* **Exercise goal**
Print the material below exactly as it stands, please, from its first line to the line holding "from matplotlib.patches import Rectangle", with no pictures.

* **Collected material**

—————

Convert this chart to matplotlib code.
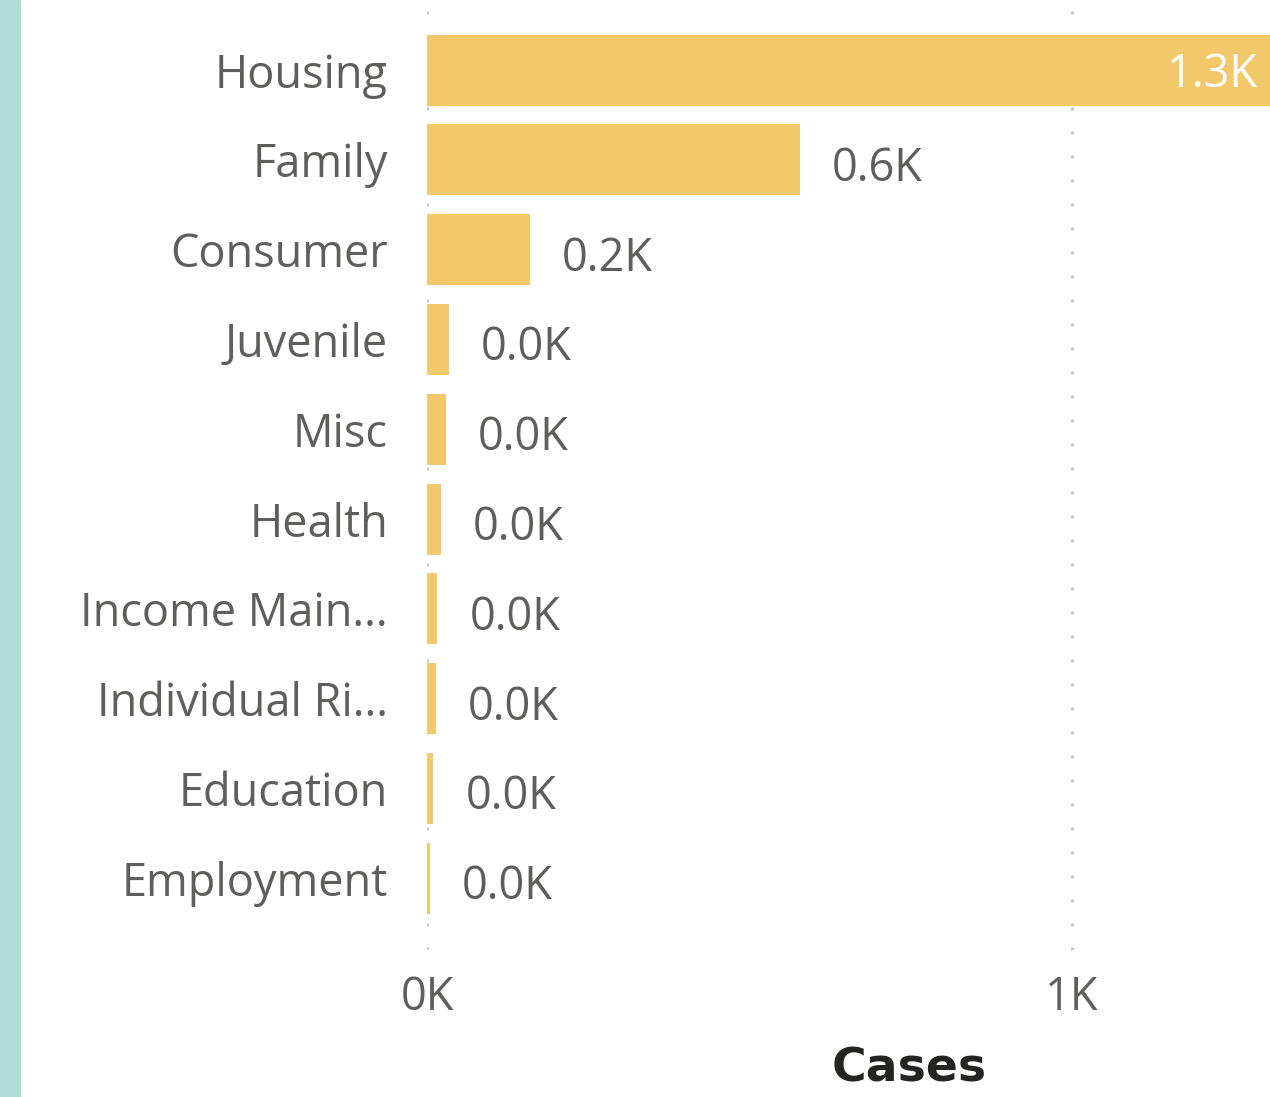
import matplotlib
matplotlib.use("Agg")
import matplotlib.pyplot as plt
from matplotlib.patches import Rectangle

categories = ["Housing", "Family", "Consumer", "Juvenile", "Misc", "Health",
              "Income Main...", "Individual Ri...", "Education", "Employment"]
values = [1330, 578, 160, 34, 29, 22, 16, 14, 10, 5]
labels = ["1.3K", "0.6K", "0.2K", "0.0K", "0.0K", "0.0K", "0.0K", "0.0K", "0.0K", "0.0K"]
tick_vals = [0, 1000]
tick_labels = ["0K", "1K"]

FONT = ["Open Sans", "DejaVu Sans"]
TXT = "#605E5C"
BAR = "#F2C86B"
FS = 32.5

W, H = 1270, 1097
fig = plt.figure(figsize=(W / 100, H / 100), dpi=100)
fig.patches.append(Rectangle((0, 0), 20 / W, 1, transform=fig.transFigure,
                             color="#AEDCD7", zorder=0))

ax = fig.add_axes([427 / W, 1 - 950 / H, 1 - 427 / W, (950 - 10) / H])
y = list(range(len(categories)))
ax.barh(y, values, height=0.79, color=BAR, zorder=2)
ax.set_xlim(0, (1270 - 427) / 645 * 1000)
ax.set_ylim(9.8, -0.67)

for v in tick_vals:
    ax.axvline(v, color="#C8C6C4", lw=2.16, linestyle=(0, (1, 7)), zorder=1)

ax.set_yticks(y)
ax.set_yticklabels(categories, fontsize=FS, color=TXT, family=FONT)
ax.set_xticks(tick_vals)
ax.set_xticklabels(tick_labels, fontsize=FS, color=TXT, family=FONT)
ax.tick_params(axis="y", length=0, pad=28)
ax.tick_params(axis="x", length=0, pad=18)
for s in ax.spines.values():
    s.set_visible(False)

xmax = ax.get_xlim()[1]
for yi, v, lab in zip(y, values, labels):
    if v > xmax * 0.9:
        ax.text(xmax - 12 / 645 * 1000, yi + 0.05, lab, ha="right", va="center",
                fontsize=FS, color="white", family=FONT, zorder=3)
    else:
        ax.text(v + 32 / 645 * 1000, yi + 0.1, lab, ha="left", va="center",
                fontsize=FS, color=TXT, family=FONT, zorder=3)

fig.text(909 / W, 1 - 1069 / H, "Cases", ha="center", va="center",
         fontsize=34, fontweight="bold", color="#252423", family=["DejaVu Sans"])

fig.savefig("out.png", dpi=100)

—————

* **Exercise solution**
Convert this chart to matplotlib code.
import matplotlib
matplotlib.use("Agg")
import matplotlib.pyplot as plt
from matplotlib.patches import Rectangle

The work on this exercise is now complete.